Addressing reporters at Parliament on Tuesday afternoon, Costello described some of the ministry's work on smoking reform as "unhelpful", including the latest correspondence.

"It was just revisiting stuff that didn't need to be revisited," she said.

"This process has been difficult. As you've seen, we've had leaked documents. We've had apologies given again and again."

Costello disputed the characterisation of the information she provided - "it wasn't all crap" - and said the PSA and Labour had misunderstood the matter.

"If there wasn't a problem, the director-general wouldn't have apologised. She's acknowleged that there was an issue."

Costello said she considered the apology to be "the end of the matter" and praised the "fantastic people" on the frontline working to help people quit smoking.

Health Minister, Prime Minister also unimpressed with ministry

Also speaking at Parliament, Reti said he understood Costello's frustrations.
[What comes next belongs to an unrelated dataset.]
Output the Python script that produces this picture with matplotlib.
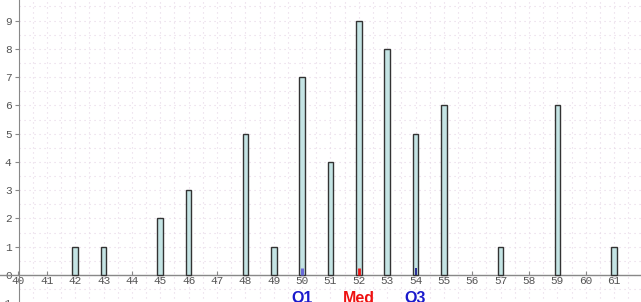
import matplotlib.pyplot as plt
from matplotlib.lines import Line2D

values = [42, 43, 45, 46, 48, 49, 50, 51, 52, 53, 54, 55, 57, 59, 61]
counts = [1, 1, 2, 3, 5, 1, 7, 4, 9, 8, 5, 6, 1, 6, 1]
x_ticks = list(range(40, 62))
y_ticks = list(range(-1, 10))
stat_names = ["Q1", "Med", "Q3"]
stat_values = [50, 52, 54]
stat_colors = ["#1a1acc", "#ee1111", "#1a1acc"]
marker_colors = ["#6a6ad8", "#ee1111", "#10108a"]

fig = plt.figure(figsize=(6.41, 3.02), dpi=100)
# axes runs a little past the bottom of the figure, so the -1 label is cut off
ax = fig.add_axes([18.5 / 641, -4.0 / 302, 1 - 18.5 / 641, 306.0 / 302])
ax.set_xlim(40, 61.95)
ax.set_ylim(-1.1, 9.73)

ax.bar(values, counts, width=0.2, color="#c4e4e4", edgecolor="#333333", linewidth=1.0, zorder=3)

# quartile / median markers on the axis
for v, c, w in zip(stat_values, marker_colors, [2.2, 2.0, 1.2]):
    ax.plot([v, v], [0, 0.25], color=c, linewidth=w, zorder=4, solid_capstyle="butt")
for name, v, c in zip(stat_names, stat_values, stat_colors):
    ax.text(v, -0.82, name, color=c, fontsize=11.5, fontweight="bold",
            ha="center", va="center", family="Liberation Sans")

for s in ["top", "right"]:
    ax.spines[s].set_visible(False)
ax.spines["left"].set_color("#888888")
ax.spines["bottom"].set_position(("data", 0))
ax.spines["bottom"].set_visible(False)
# x axis line goes out past the y axis to the left edge
ax.add_line(Line2D([39.3, 62], [0, 0], color="#888888", linewidth=1.0, clip_on=False, zorder=2))

ax.set_xticks(x_ticks)
ax.set_yticks(y_ticks)
ax.set_xticks([t + 0.5 for t in x_ticks], minor=True)
ax.set_yticks([t + 0.5 for t in y_ticks], minor=True)
ax.tick_params(axis="x", direction="in", length=3, color="#888888", labelcolor="#555555",
               labelsize=8, pad=1)
ax.tick_params(axis="y", direction="out", length=3, color="#888888", labelcolor="#555555",
               labelsize=8, pad=2)
ax.tick_params(which="minor", length=0)
for lab in ax.get_xticklabels() + ax.get_yticklabels():
    lab.set_family("Liberation Mono")

ax.grid(True, which="both", color="#e6d6e6", linestyle=(0, (1, 3.5)), linewidth=0.8, zorder=0)
ax.set_axisbelow(True)

fig.savefig("out.png", dpi=100)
He said public servants needed to show appropriate "composure" and get behind collective decision-making.

"You just have to question whether that [language] was professional," Reti said.

"Free and frank advice is what you expect from your officials, I don't reconcile from that, but there are professional ways to convey that information."

Reti said the Director-General had reassured him she was ensuring appropriate policies and procedures were in place.

Separately, Luxon said Costello had legitimate questions about the ministry's conduct and pointed to their separate failure to inform Costello about a conflict of interest.

"They've been unacceptable, utterly unacceptable," Luxon said.

NZ First leader Winston Peters last month identified a different health official working on tobacco reform as being Verrall's sister-in-law and claimed Costello had never been informed of the conflict.

In response, the ministry defended its staffer, saying she had followed all the correct rules, but that the ministry had failed to pass it on.

In that case, Labour also savaged Peters for naming and attacking a public servant who could not defend herself and had done nothing wrong.

Responding to the allegations in person for the first time on Tuesday, Verrall categorically denied her sister-in-law had ever leaked her anything: "Absolutely not, she is totally a professional."